Task objective = Give back exactly the lines from the beginning of the listing below to the line holding "import seaborn as sns", both ends included; the pictures stay out.
[BEGIN]
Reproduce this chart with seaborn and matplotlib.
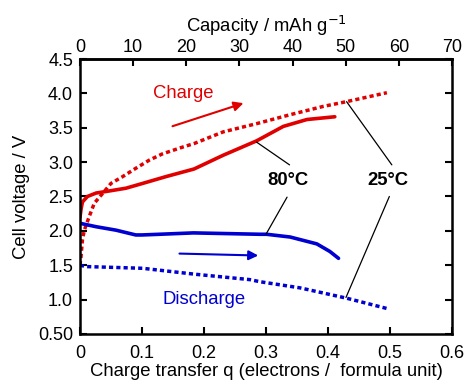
import numpy as np
import pandas as pd
import matplotlib
matplotlib.use('Agg')
import matplotlib.pyplot as plt
import seaborn as sns

# charge at 25 C (dotted red)
q_chg25 = [0.0, 0.0016, 0.004, 0.007, 0.015, 0.023, 0.037, 0.050, 0.069, 0.090, 0.112, 0.133,
           0.166, 0.184, 0.231, 0.285, 0.339, 0.392, 0.430, 0.495]
v_chg25 = [1.50, 1.62, 1.87, 2.01, 2.21, 2.40, 2.55, 2.69, 2.79, 2.91, 3.03, 3.12,
           3.22, 3.27, 3.44, 3.56, 3.69, 3.81, 3.88, 4.01]
# charge at 80 C (solid red)
q_chg80 = [0.0, 0.002, 0.004, 0.012, 0.026, 0.047, 0.074, 0.101, 0.139, 0.184, 0.231,
           0.285, 0.328, 0.366, 0.411]
v_chg80 = [2.20, 2.33, 2.42, 2.50, 2.55, 2.58, 2.62, 2.69, 2.79, 2.90, 3.10,
           3.31, 3.52, 3.62, 3.66]
# discharge at 80 C (solid blue)
q_dis80 = [0.0, 0.026, 0.058, 0.090, 0.100, 0.128, 0.183, 0.29, 0.301, 0.339, 0.382, 0.403, 0.417]
v_dis80 = [2.11, 2.06, 2.01, 1.94, 1.94, 1.95, 1.97, 1.95, 1.95, 1.91, 1.81, 1.70, 1.60]
# discharge at 25 C (dotted blue)
q_dis25 = [0.0, 0.010, 0.101, 0.184, 0.274, 0.29, 0.355, 0.43, 0.495]
v_dis25 = [1.50, 1.48, 1.455, 1.37, 1.29, 1.26, 1.17, 1.02, 0.87]

x_ticks = [0, 0.1, 0.2, 0.3, 0.4, 0.5, 0.6]
x_labels = ["0", "0.1", "0.2", "0.3", "0.4", "0.5", "0.6"]
y_ticks = [0.5, 1.0, 1.5, 2.0, 2.5, 3.0, 3.5, 4.0, 4.5]
y_labels = ["0.50", "1.0", "1.5", "2.0", "2.5", "3.0", "3.5", "4.0", "4.5"]
cap_ticks = [0, 10, 20, 30, 40, 50, 60, 70]

sns.set_style("ticks")
plt.rcParams['font.family'] = ['Liberation Sans', 'DejaVu Sans']
plt.rcParams['xtick.direction'] = 'in'
plt.rcParams['ytick.direction'] = 'in'
plt.rcParams['text.color'] = 'black'
plt.rcParams['axes.labelcolor'] = 'black'
plt.rcParams['axes.edgecolor'] = 'black'
plt.rcParams['xtick.color'] = 'black'
plt.rcParams['ytick.color'] = 'black'

fig = plt.figure(figsize=(4.65, 3.91), dpi=100)
ax = fig.add_axes([0.172, 0.146, 0.8, 0.703])

red = "#e00000"
blue = "#0000d0"
dot = (0, (1.2, 0.9))

sns.lineplot(x=q_chg25, y=v_chg25, ax=ax, color=red, lw=2.5, linestyle=dot, estimator=None)
sns.lineplot(x=q_chg80, y=v_chg80, ax=ax, color=red, lw=2.6, estimator=None)
sns.lineplot(x=q_dis80, y=v_dis80, ax=ax, color=blue, lw=2.6, estimator=None)
sns.lineplot(x=q_dis25, y=v_dis25, ax=ax, color=blue, lw=2.5, linestyle=dot, estimator=None)

ax.set_xlim(0, 0.6)
ax.set_ylim(0.5, 4.5)
ax.set_xticks(x_ticks)
ax.set_xticklabels(x_labels)
ax.set_yticks(y_ticks)
ax.set_yticklabels(y_labels)
ax.tick_params(labelsize=13, width=1.5, length=5, right=True)
ax.tick_params(axis='x', pad=8)
ax.tick_params(axis='y', pad=5)
for s in ax.spines.values():
    s.set_linewidth(1.8)
    s.set_visible(True)

ax.set_xlabel("Charge transfer q (electrons /  formula unit)", fontsize=13.3, labelpad=1)
ax.set_ylabel("Cell voltage / V", fontsize=13.3, labelpad=6)

top = ax.secondary_xaxis('top', functions=(lambda q: q * 70 / 0.6, lambda c: c * 0.6 / 70))
top.set_xticks(cap_ticks)
top.tick_params(labelsize=13, width=1.5, length=5, direction='in', pad=2)
top.spines['top'].set_linewidth(1.8)
top.set_xlabel("Capacity / mAh g$^{-1}$", fontsize=13.3, labelpad=5)

# annotations
ax.text(0.166, 4.0, "Charge", color=red, fontsize=13.3, ha='center', va='center')
ax.annotate("", xy=(0.268, 3.87), xytext=(0.145, 3.51),
            arrowprops=dict(arrowstyle='-|>', color=red, lw=1.5, mutation_scale=14))
ax.text(0.2, 0.995, "Discharge", color=blue, fontsize=13.3, ha='center', va='center')
ax.annotate("", xy=(0.292, 1.64), xytext=(0.156, 1.67),
            arrowprops=dict(arrowstyle='-|>', color=blue, lw=1.5, mutation_scale=14))

ax.text(0.335, 2.73, "80°C", fontsize=13.3, fontweight='bold', ha='center', va='center')
ax.text(0.496, 2.73, "25°C", fontsize=13.3, fontweight='bold', ha='center', va='center')
ax.plot([0.338, 0.285], [2.96, 3.29], color='k', lw=0.9)
ax.plot([0.334, 0.300], [2.49, 1.95], color='k', lw=0.9)
ax.plot([0.503, 0.430], [2.96, 3.88], color='k', lw=0.9)
ax.plot([0.499, 0.429], [2.50, 1.03], color='k', lw=0.9)

fig.savefig("out.png", dpi=100)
[END]
Solution to the problem =
Reproduce this chart with seaborn and matplotlib.
import numpy as np
import pandas as pd
import matplotlib
matplotlib.use('Agg')
import matplotlib.pyplot as plt
import seaborn as sns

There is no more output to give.